The research on using hyperbaric oxygen to help people suffering during radiotherapy is crystal clear. My radiotherapy oncologist knew that literature well, and when patients do very badly, they are flown to Auckland or Christchurch where the big machines are. But the research on the mild version I had at Tory Urban Retreat is also really substantial, and I can’t understand why they don’t tell all of us to give this a try. The doctors didn’t even seem that interested in the fact that I had found something that seemed to be making such a difference.

During my last week, I talked to the owner there and told her about the difference she was making in my life. Her eyes filled with tears as she told me that a key piece of her purpose in life was to support people to live fuller, happier lives. And so they did, in their little urban retreat.

I’ve been away from home just over a week now, and haven’t had my pressurized dose of oxygen once. I’m feeling it, too—more tired and sore than I was when I was regularly going. But soon I’ll be home, and you can bet that for the next few weeks, as I begin to heal, you’ll be able to find me a few times a week in a space-like pod, diving into better health.

 

Today, a poem that moves me greatly. I am working to make sense of myself as new born.

 

Blessing for a friend, on the arrival of illness

Now is the time of dark invitation
Beyond a frontier that you did not expect;
Abruptly, your old life seems distant.

You barely noticed how each day opened
A path through fields never questioned,
Yet expected deep down to hold treasure.
Now your time on earth becomes full of threat;
Before your eyes your future shrinks.

You lived absorbed in the day to day,
So continuous with everything around you,
That you could forget you were separate;

Now this dark companion has come between you,
Distances have opened in your eyes,
You feel that against your will
A stranger has married your heart.

Nothing before has made you
Feel so isolated and lost.

When the reverberations of shock subside in you,
May grace come to restore you to balance.
May it shape a new space in your heart
To embrace this illness as a teacher
Who has come to open your life to new worlds.

May you find in yourself
A courageous hospitality
Towards what is difficult,
Painful and unknown.

May you use this illness
As a lantern to illuminate
The new qualities that will emerge in you.

May the fragile harvesting of this slow light
Help you to release whatever has become false in you.
May you trust this light to clear a path
Through all the fog of old unease and anxiety
Until you feel arising within you a tranquility
Profound enough to call the storm to stillness.

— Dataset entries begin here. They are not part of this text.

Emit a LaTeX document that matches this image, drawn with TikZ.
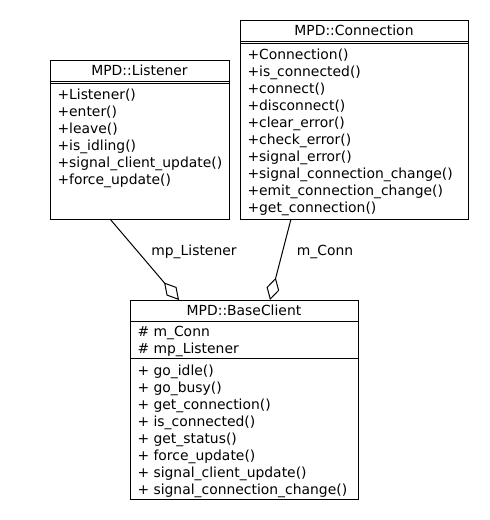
\documentclass[tikz,border=0pt]{standalone}
\usepackage{fontspec}
\setmainfont{DejaVu Sans}
\usetikzlibrary{arrows.meta}
\begin{document}
\begin{tikzpicture}[x=1pt,y=-1pt,line width=1pt,
  box/.style={draw,line width=1pt,anchor=north west,inner sep=0pt,outer sep=0pt},
  txt/.style={anchor=base west,inner sep=0pt,font=\fontsize{13.9}{16}\selectfont},
  ttl/.style={anchor=base,inner sep=0pt,font=\fontsize{13.9}{16}\selectfont},
  lbl/.style={inner sep=0pt,font=\fontsize{13.9}{16}\selectfont},
  agg/.style={-{Diamond[open,length=23pt,width=13pt,line width=1pt]}}]
\useasboundingbox (0,0) rectangle (490,520);
\fill[white] (0,0) rectangle (490,520);

% Listener
\node[box,minimum width=179pt,minimum height=159pt] (lis) at (50,60) {};
\draw (50,81) -- (229,81);
\draw (50,83) -- (229,83);
\node[ttl] (lisT) at (139.5,75.5) {MPD::Listener};
\node[txt] (l1) at (57,99.5) {+Listener()};
\node[txt] (l2) at (57,116.5) {+enter()};
\node[txt] (l3) at (57,133.5) {+leave()};
\node[txt] (l4) at (57,150.5) {+is\_idling()};
\node[txt] (l5) at (57,167.5) {+signal\_client\_update()};
\node[txt] (l6) at (57,184.5) {+force\_update()};

% Connection
\node[box,minimum width=228pt,minimum height=199pt] (con) at (240,20) {};
\draw (240,41) -- (468,41);
\draw (240,43) -- (468,43);
\node[ttl] (conT) at (354,35.5) {MPD::Connection};
\node[txt] (c1) at (247,59.5) {+Connection()};
\node[txt] (c2) at (247,76.5) {+is\_connected()};
\node[txt] (c3) at (247,93.5) {+connect()};
\node[txt] (c4) at (247,110.5) {+disconnect()};
\node[txt] (c5) at (247,127.5) {+clear\_error()};
\node[txt] (c6) at (247,144.5) {+check\_error()};
\node[txt] (c7) at (247,161.5) {+signal\_error()};
\node[txt] (c8) at (247,178.5) {+signal\_connection\_change()};
\node[txt] (c9) at (247,195.5) {+emit\_connection\_change()};
\node[txt] (c10) at (247,212.5) {+get\_connection()};

% BaseClient
\node[box,minimum width=228pt,minimum height=199pt] (bc) at (130,300) {};
\draw (130,321) -- (358,321);
\draw (130,358) -- (358,358);
\node[ttl] (bcT) at (244,315.5) {MPD::BaseClient};
\node[txt] (a1) at (137,336) {\# m\_Conn};
\node[txt] (a2) at (137,353) {\# mp\_Listener};
\node[txt] (b1) at (137,375) {+ go\_idle()};
\node[txt] (b2) at (137,392) {+ go\_busy()};
\node[txt] (b3) at (137,409) {+ get\_connection()};
\node[txt] (b4) at (137,426) {+ is\_connected()};
\node[txt] (b5) at (137,443) {+ get\_status()};
\node[txt] (b6) at (137,460) {+ force\_update()};
\node[txt] (b7) at (137,477) {+ signal\_client\_update()};
\node[txt] (b8) at (137,494) {+ signal\_connection\_change()};

% connectors
\coordinate (la) at (110,219);
\coordinate (lb) at (179,300);
\draw[agg] (la) -- (lb);
\coordinate (ca) at (291,219);
\coordinate (cb) at (270,300);
\draw[agg] (ca) -- (cb);
\node[lbl] (lblL) at (194,252) {mp\_Listener};
\node[lbl] (lblC) at (325,252) {m\_Conn};
\end{tikzpicture}
\end{document}
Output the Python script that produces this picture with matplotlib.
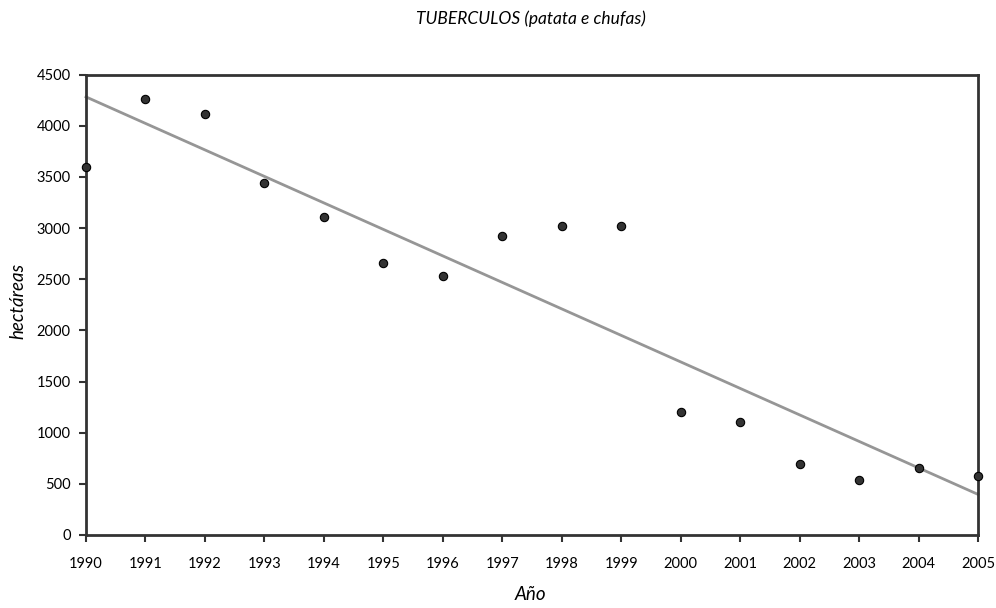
import matplotlib
matplotlib.use("Agg")
import matplotlib.pyplot as plt
import numpy as np

years = [1990, 1991, 1992, 1993, 1994, 1995, 1996, 1997, 1998, 1999,
         2000, 2001, 2002, 2003, 2004, 2005]
hectareas = [3600, 4265, 4113, 3441, 3106, 2655, 2535, 2926, 3018, 3020,
             1199, 1108, 691, 538, 652, 574]
yticks = [0, 500, 1000, 1500, 2000, 2500, 3000, 3500, 4000, 4500]

plt.rcParams['font.family'] = ['Lato', 'DejaVu Sans']

fig = plt.figure(figsize=(9.96, 6.08), dpi=100)
ax = fig.add_axes([86/996, 1-535/608, (978-86)/996, (535-74.7)/608])

x = np.array(years, dtype=float)
y = np.array(hectareas, dtype=float)
m, b = np.polyfit(x, y, 1)
ax.plot([x[0], x[-1]], [m*x[0]+b, m*x[-1]+b], color='#969696', lw=2, zorder=2, clip_on=False)
ax.scatter(x, y, s=36, color='#333333', edgecolors='black', linewidths=0.8, zorder=3, clip_on=False)

ax.set_xlim(1990, 2005)
ax.set_ylim(0, 4500)
ax.set_xticks(years)
ax.set_xticklabels([str(v) for v in years])
ax.set_yticks(yticks)
ax.set_yticklabels([str(v) for v in yticks])

for s in ax.spines.values():
    s.set_color('#333333')
    s.set_linewidth(2)
ax.tick_params(axis='both', direction='out', length=5, width=1.5, color='#333333',
               labelsize=10.5, labelcolor='black')
ax.tick_params(axis='x', pad=11)
ax.tick_params(axis='y', pad=6)

fig.text(531/996, 1-19/608, 'TUBERCULOS (patata e chufas)', ha='center', va='center',
         fontsize=12.5, style='italic')
fig.text(530/996, 1-594/608, 'Año', ha='center', va='center', fontsize=13.5, style='italic')
fig.text(18/996, 1-301/608, 'hectáreas', ha='center', va='center', fontsize=13.5,
         style='italic', rotation=90)

fig.savefig('out.png', dpi=100)
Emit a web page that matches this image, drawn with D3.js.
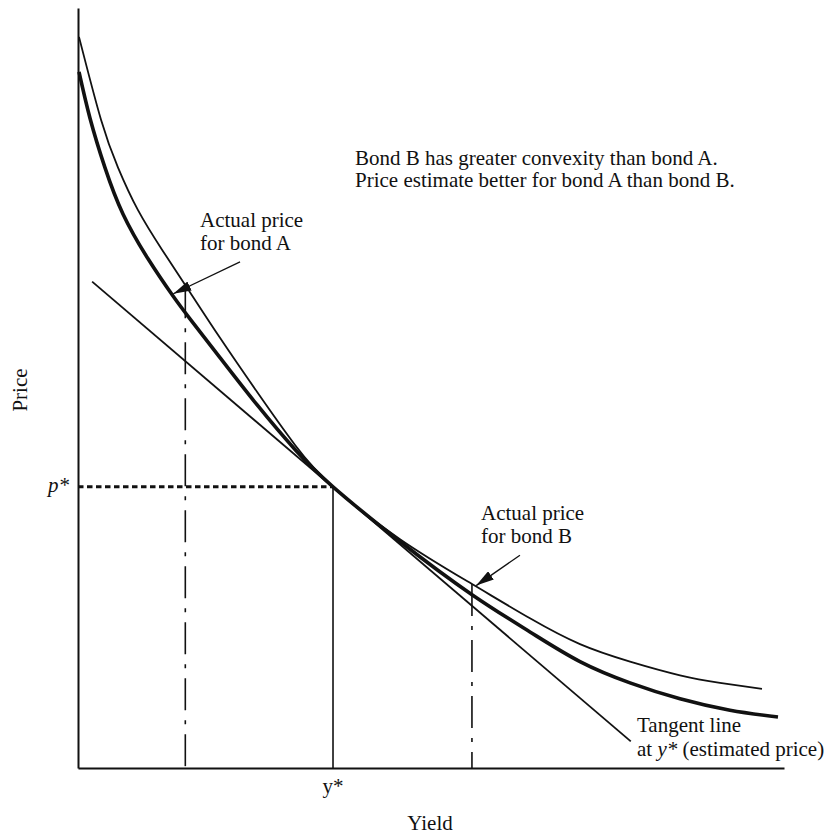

May you find the wisdom to listen to your illness:
Ask it why it came? Why it chose your friendship?
Where it wants to take you? What it wants you to know?
What quality of space it wants to create in you?
What you need to learn to become more fully yourself
That your presence may shine in the world.

May you keep faith with your body,
Learning to see it as a holy sanctuary
Which can bring this night-wound gradually
Towards the healing and freedom of dawn.

May you be granted the courage and vision
To work through passivity and self-pity,
To see the beauty you can harvest
From the riches of this dark invitation.

May you learn to receive it graciously,
And promise to learn swiftly
That it may leave you newborn,
Willing to dedicate your time to birth.

­—John O’Donohue

 

 

3 thoughts on “Breathing

  1. Thank you for sharing your radiation recovery secrets Jennifer… And so much more. I will be spreading the word. Good to hear that you found something soothing to make you feel yourself again. Sending cooling vibes.